Rows from a dataset of charts and code

• • • •

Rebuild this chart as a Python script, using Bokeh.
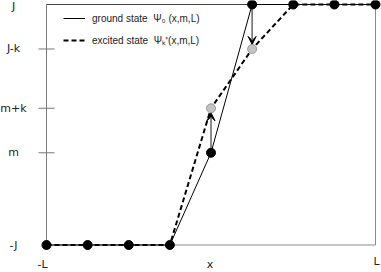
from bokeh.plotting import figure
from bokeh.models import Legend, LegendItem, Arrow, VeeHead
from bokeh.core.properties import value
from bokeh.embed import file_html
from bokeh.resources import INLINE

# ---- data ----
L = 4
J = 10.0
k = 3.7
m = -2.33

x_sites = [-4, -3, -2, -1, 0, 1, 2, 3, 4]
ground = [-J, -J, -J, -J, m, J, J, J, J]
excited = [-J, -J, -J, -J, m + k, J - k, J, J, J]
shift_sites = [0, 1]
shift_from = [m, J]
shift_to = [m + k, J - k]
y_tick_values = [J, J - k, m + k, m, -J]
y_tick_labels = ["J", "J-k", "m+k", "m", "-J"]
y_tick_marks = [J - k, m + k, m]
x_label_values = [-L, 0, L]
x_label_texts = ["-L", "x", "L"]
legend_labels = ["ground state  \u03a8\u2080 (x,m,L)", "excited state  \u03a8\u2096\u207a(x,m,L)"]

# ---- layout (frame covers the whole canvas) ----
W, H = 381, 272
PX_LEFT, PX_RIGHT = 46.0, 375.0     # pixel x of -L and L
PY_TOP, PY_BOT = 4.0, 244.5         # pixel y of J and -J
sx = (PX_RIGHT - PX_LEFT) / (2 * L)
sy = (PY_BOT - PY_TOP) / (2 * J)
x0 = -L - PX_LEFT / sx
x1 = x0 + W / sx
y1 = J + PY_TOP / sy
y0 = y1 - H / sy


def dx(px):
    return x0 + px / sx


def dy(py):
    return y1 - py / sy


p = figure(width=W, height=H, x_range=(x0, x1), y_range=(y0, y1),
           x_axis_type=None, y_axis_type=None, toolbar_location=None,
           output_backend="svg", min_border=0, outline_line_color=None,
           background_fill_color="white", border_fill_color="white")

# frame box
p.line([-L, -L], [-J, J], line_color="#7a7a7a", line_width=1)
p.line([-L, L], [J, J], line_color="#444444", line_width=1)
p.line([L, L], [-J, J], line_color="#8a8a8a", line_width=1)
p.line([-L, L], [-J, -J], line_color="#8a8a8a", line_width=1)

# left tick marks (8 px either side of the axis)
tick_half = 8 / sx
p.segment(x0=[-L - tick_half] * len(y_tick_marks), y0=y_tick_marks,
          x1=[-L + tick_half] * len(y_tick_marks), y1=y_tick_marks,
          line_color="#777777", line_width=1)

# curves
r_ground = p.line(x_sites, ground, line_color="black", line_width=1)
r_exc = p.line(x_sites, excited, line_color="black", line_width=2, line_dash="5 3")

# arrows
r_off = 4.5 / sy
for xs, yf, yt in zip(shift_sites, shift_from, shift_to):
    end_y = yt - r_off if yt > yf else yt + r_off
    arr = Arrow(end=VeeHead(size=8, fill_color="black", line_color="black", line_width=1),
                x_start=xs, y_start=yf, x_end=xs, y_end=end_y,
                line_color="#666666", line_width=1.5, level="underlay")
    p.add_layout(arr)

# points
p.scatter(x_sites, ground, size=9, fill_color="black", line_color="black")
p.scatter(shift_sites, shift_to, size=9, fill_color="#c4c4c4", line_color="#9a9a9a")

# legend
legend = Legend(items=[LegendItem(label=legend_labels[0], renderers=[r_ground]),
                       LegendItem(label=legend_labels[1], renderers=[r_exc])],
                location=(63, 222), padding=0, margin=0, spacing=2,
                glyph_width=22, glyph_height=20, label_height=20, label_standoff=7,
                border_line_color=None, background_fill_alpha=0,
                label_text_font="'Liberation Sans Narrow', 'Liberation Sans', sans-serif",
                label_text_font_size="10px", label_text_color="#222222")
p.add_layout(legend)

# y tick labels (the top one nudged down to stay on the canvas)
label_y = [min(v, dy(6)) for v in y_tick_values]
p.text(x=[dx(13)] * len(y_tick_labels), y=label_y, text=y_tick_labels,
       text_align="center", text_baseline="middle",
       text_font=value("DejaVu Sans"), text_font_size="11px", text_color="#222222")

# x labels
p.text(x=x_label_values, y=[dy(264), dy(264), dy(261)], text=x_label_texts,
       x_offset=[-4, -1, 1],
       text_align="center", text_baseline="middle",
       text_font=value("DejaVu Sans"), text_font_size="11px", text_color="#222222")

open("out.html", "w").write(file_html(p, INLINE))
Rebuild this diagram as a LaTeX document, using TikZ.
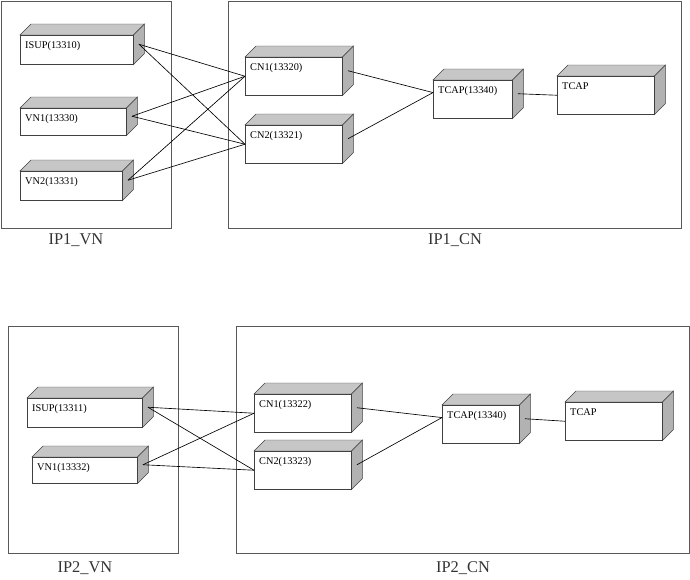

• • • •

> [TASK REQUIREMENTS] Omit all pictures while transcribing the entries verbatim.

> [EXERCISE OUTPUT]
Rebuild this chart as a Python script, using Bokeh.
from bokeh.plotting import figure
from bokeh.models import Legend, LegendItem, Arrow, VeeHead
from bokeh.core.properties import value
from bokeh.embed import file_html
from bokeh.resources import INLINE

# ---- data ----
L = 4
J = 10.0
k = 3.7
m = -2.33

x_sites = [-4, -3, -2, -1, 0, 1, 2, 3, 4]
ground = [-J, -J, -J, -J, m, J, J, J, J]
excited = [-J, -J, -J, -J, m + k, J - k, J, J, J]
shift_sites = [0, 1]
shift_from = [m, J]
shift_to = [m + k, J - k]
y_tick_values = [J, J - k, m + k, m, -J]
y_tick_labels = ["J", "J-k", "m+k", "m", "-J"]
y_tick_marks = [J - k, m + k, m]
x_label_values = [-L, 0, L]
x_label_texts = ["-L", "x", "L"]
legend_labels = ["ground state  \u03a8\u2080 (x,m,L)", "excited state  \u03a8\u2096\u207a(x,m,L)"]

# ---- layout (frame covers the whole canvas) ----
W, H = 381, 272
PX_LEFT, PX_RIGHT = 46.0, 375.0     # pixel x of -L and L
PY_TOP, PY_BOT = 4.0, 244.5         # pixel y of J and -J
sx = (PX_RIGHT - PX_LEFT) / (2 * L)
sy = (PY_BOT - PY_TOP) / (2 * J)
x0 = -L - PX_LEFT / sx
x1 = x0 + W / sx
y1 = J + PY_TOP / sy
y0 = y1 - H / sy


def dx(px):
    return x0 + px / sx


def dy(py):
    return y1 - py / sy


p = figure(width=W, height=H, x_range=(x0, x1), y_range=(y0, y1),
           x_axis_type=None, y_axis_type=None, toolbar_location=None,
           output_backend="svg", min_border=0, outline_line_color=None,
           background_fill_color="white", border_fill_color="white")

# frame box
p.line([-L, -L], [-J, J], line_color="#7a7a7a", line_width=1)
p.line([-L, L], [J, J], line_color="#444444", line_width=1)
p.line([L, L], [-J, J], line_color="#8a8a8a", line_width=1)
p.line([-L, L], [-J, -J], line_color="#8a8a8a", line_width=1)

# left tick marks (8 px either side of the axis)
tick_half = 8 / sx
p.segment(x0=[-L - tick_half] * len(y_tick_marks), y0=y_tick_marks,
          x1=[-L + tick_half] * len(y_tick_marks), y1=y_tick_marks,
          line_color="#777777", line_width=1)

# curves
r_ground = p.line(x_sites, ground, line_color="black", line_width=1)
r_exc = p.line(x_sites, excited, line_color="black", line_width=2, line_dash="5 3")

# arrows
r_off = 4.5 / sy
for xs, yf, yt in zip(shift_sites, shift_from, shift_to):
    end_y = yt - r_off if yt > yf else yt + r_off
    arr = Arrow(end=VeeHead(size=8, fill_color="black", line_color="black", line_width=1),
                x_start=xs, y_start=yf, x_end=xs, y_end=end_y,
                line_color="#666666", line_width=1.5, level="underlay")
    p.add_layout(arr)

# points
p.scatter(x_sites, ground, size=9, fill_color="black", line_color="black")
p.scatter(shift_sites, shift_to, size=9, fill_color="#c4c4c4", line_color="#9a9a9a")

# legend
legend = Legend(items=[LegendItem(label=legend_labels[0], renderers=[r_ground]),
                       LegendItem(label=legend_labels[1], renderers=[r_exc])],
                location=(63, 222), padding=0, margin=0, spacing=2,
                glyph_width=22, glyph_height=20, label_height=20, label_standoff=7,
                border_line_color=None, background_fill_alpha=0,
                label_text_font="'Liberation Sans Narrow', 'Liberation Sans', sans-serif",
                label_text_font_size="10px", label_text_color="#222222")
p.add_layout(legend)

# y tick labels (the top one nudged down to stay on the canvas)
label_y = [min(v, dy(6)) for v in y_tick_values]
p.text(x=[dx(13)] * len(y_tick_labels), y=label_y, text=y_tick_labels,
       text_align="center", text_baseline="middle",
       text_font=value("DejaVu Sans"), text_font_size="11px", text_color="#222222")

# x labels
p.text(x=x_label_values, y=[dy(264), dy(264), dy(261)], text=x_label_texts,
       x_offset=[-4, -1, 1],
       text_align="center", text_baseline="middle",
       text_font=value("DejaVu Sans"), text_font_size="11px", text_color="#222222")

open("out.html", "w").write(file_html(p, INLINE))
Rebuild this diagram as a LaTeX document, using TikZ.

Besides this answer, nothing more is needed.